Having an MRT station nearby is a prized amenity for any housing project, public or private.

The deal went before the courts for approval in late June.

A key issue - the fatal flaw as it would turn out - was that collective sales committee's marketing agent, HSR, had paid some owners to consent to the sale. And HSR did this without telling the committee or other owners.

At least 80 per cent of owners have to say yes before a collective sale can proceed. It emerged that HSR had offered sweeteners in the form of m o r e t h a n $548,000 in additional payments to four owners to persuade them to agree to the sale.

This included offering a return business class air ticket from Amsterdam or Dusseldorf to Singapore so that one owner's wife could sign the collective sales agreement.

Although the extra payment came from HSR's own pocket, it was deemed out of line because it benefited only some owners.

Justice Andrew Ang did not mince words. He said HSR had "egregiously breached" its duty to avoid a conflict of interest during the sale process by paying some owners to back the deal.

He ruled that the four owners who received the payments could not be counted among the requisite 80 per cent majority needed for the sale to go through.

And that was enough to scuttle the sale.

Marketing agents note that monetary incentives are not common in the en bloc process, although it is believed that there have been occasional cases of payments between owners to ensure that the 80 per cent level is reached, usually in smaller en bloc deals.

The Thomson View judgment came just two weeks after the Court of Appeal upheld a ruling by High Court Justice Belinda Ang in April, halting a $33 million collective sale of Harbour View Gardens in Pasir Panjang.

Again, improper inducements to owners were at the heart of the matter.

The judge had refused to allow the sale to proceed after learning of a $200,000 inducement that the collective sales committee and marketing agent Colliers had offered to a couple to get them to agree to sell their flat.

The Sunday Times understands that Thomson View residents are considering whether to appeal against the decision.

Commenting on the likely impact of the ruling on an already cold en bloc market, Savills Singapore research head Alan Cheong said: "Developers may lose heart in such complex deals, particularly when the development has hundreds of residents to contend with and the cost of acquisition runs into the hundreds of millions."

Others feel developers would be more careful now.

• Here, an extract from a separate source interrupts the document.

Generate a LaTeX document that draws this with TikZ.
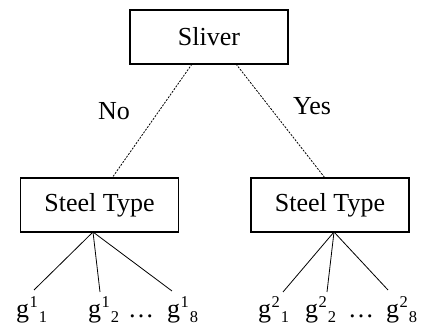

"What went wrong here was the side deal between the agents and sellers," said International Property Advisor chief executive Ku Swee Yong. "Developers won't be less inclined to go for en bloc sales, but they will be more careful with doing their due diligence."

Lawyer Robson Lee said the ruling basically sets down what is appropriate conduct for agents and CSCs.

The ruling also serves as a reminder for all involved in such en bloc deals to be mindful of what is inappropriate conduct, he added.

Mr Lee did not see an impact on market sentiment. "There are wider factors that are more cardinal to demand and supply than an en bloc consent that was not appropriately obtained," he said.

One marketing agent said the ruling makes clear that side payments are now frowned on, even if disclosed, as they distort the sharing of proceeds among owners.

At Thomson View, meanwhile, the dissenters were satisfied with the court's decision but the majority who had been looking forward to an en bloc windfall were left disheartened.

Retiree Jolly Koh, 82, who had plans to downgrade to a Housing Board flat and live on the remaining proceeds, said: "We thought the deal would go through for sure this time. But now it's just such a huge disappointment."